Ormeau Cricket Ground
- Interactive map of Ormeau Cricket Ground

Ground information
- Location: Belfast, Northern Ireland
- Country: Ireland
- Establishment: 1867 (first recorded match)

International information
- Only WODI: 28 July 1987: Ireland v Australia

= Ormeau Cricket Ground =

Former sports facility in Belfast, Northern Ireland

Ormeau Cricket Ground was a cricket ground in Belfast, Northern Ireland. The first recorded match on the ground was in 1867, when North of Ireland played an All England Eleven in a non first-class match. In 1926, the ground hosted its first first-class match between Ireland and Wales. Eight further first-class matches have been played on the ground, the last of which was in 1999 between Ireland and Scotland. The first List A match held on the ground came in the 1996 NatWest Trophy between Ireland and Sussex, which resulted in a Sussex victory by 304 runs. The second and to date last List A match to be played there came in the 1999 NatWest Trophy when Ireland played the Essex Cricket Board, which Ireland won by 2 wickets. In 1987, the ground hosted a Women's One Day International between Ireland women and the Australia women, which resulted in a 110 run victory for Australia women.

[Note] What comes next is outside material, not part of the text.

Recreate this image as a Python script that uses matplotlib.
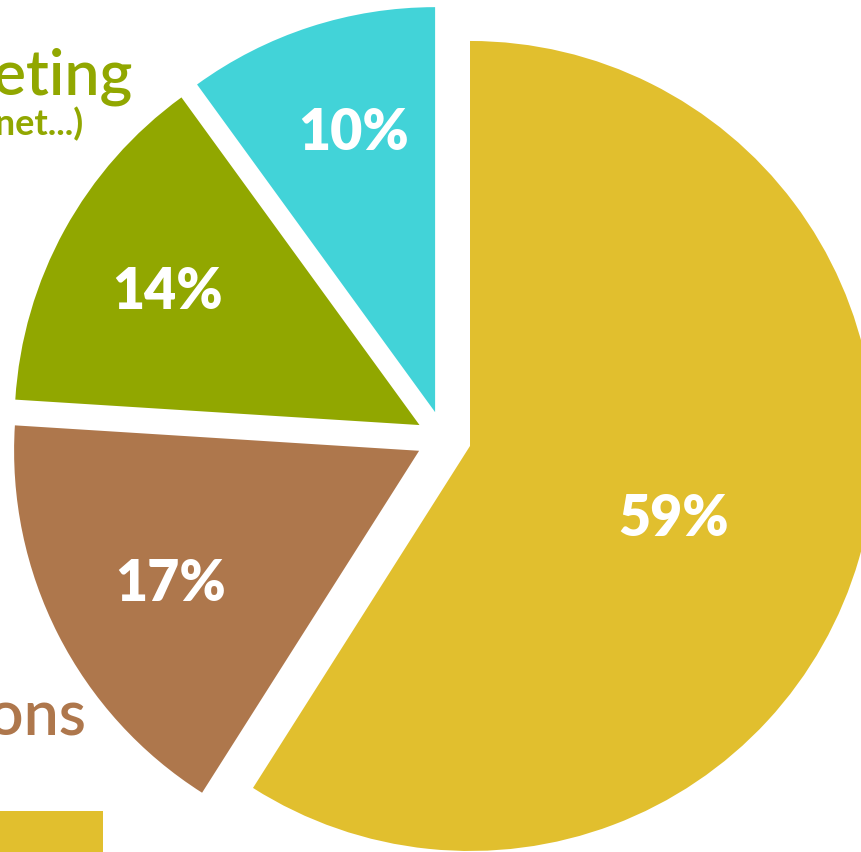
import matplotlib
matplotlib.use("Agg")
import matplotlib.pyplot as plt
import numpy as np
from matplotlib.patches import Rectangle

# Data
categories = ["Publications", "Productions", "Marketing", "Other"]
values = [59, 17, 14, 10]
labels_pct = ["59%", "17%", "14%", "10%"]
colors = ["#E1BF2E", "#AE774C", "#91A700", "#42D3D8"]

# label placement (fraction of radius, angle tweak in degrees)
label_dist = [0.53, 0.69, 0.71, 0.73]
label_dang = [-2.2, 0.3, 0.0, -2.0]

W, H = 861, 853
fig = plt.figure(figsize=(W / 100, H / 100), dpi=100)
ax = fig.add_axes([0, 0, 1, 1])

center = (443.6, 853 - 439.3)
radius = 405
explode = [27.5] * len(values)

wedges, _ = ax.pie(values, colors=colors, startangle=90, counterclock=False,
                   radius=radius, center=center, explode=explode,
                   wedgeprops=dict(linewidth=0))

for w, lab, d, da in zip(wedges, labels_pct, label_dist, label_dang):
    th = np.deg2rad((w.theta1 + w.theta2) / 2 + da)
    cx, cy = w.center
    x = cx + d * w.r * np.cos(th)
    y = cy + d * w.r * np.sin(th)
    ax.text(x, y, lab, ha="center", va="center_baseline", color="white",
            fontsize=40, fontweight="heavy", family=["Lato", "DejaVu Sans"])

# Partially visible legend (cropped at the left edge, as in the reference)
ax.text(133, 853 - 95, "Marketing", ha="right", va="baseline", color=colors[2],
        fontsize=45, family=["Lato", "DejaVu Sans"], fontweight="semibold")
ax.text(84, 853 - 135, "(internet...)", ha="right", va="baseline", color=colors[2],
        fontsize=26, family=["Lato", "DejaVu Sans"], fontweight="bold")
ax.text(87, 853 - 735, "Productions", ha="right", va="baseline", color=colors[1],
        fontsize=45, family=["Lato", "DejaVu Sans"], fontweight="semibold")
ax.add_patch(Rectangle((-200, -20), 303, 853 - 812 + 20, color=colors[0], lw=0))

ax.set_xlim(0, W)
ax.set_ylim(0, H)
ax.set_aspect("auto")
ax.axis("off")
fig.savefig("out.png", dpi=100, facecolor="white")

At the end of the 2001 season, North of Ireland Cricket Club who played at the ground, along with its sister rugby club, merged with Collegians R.F.C., Collegians Hockey Club and the Belfast Bowling Club to form Belfast Harlequins, based at Deramore. This involved leaving Ormeau Road after a series of sectarian arson attacks, including the burning of its pavilion. The club, with a mainly Protestant membership, was perceived as being "isolated in a zone of working-class nationalism".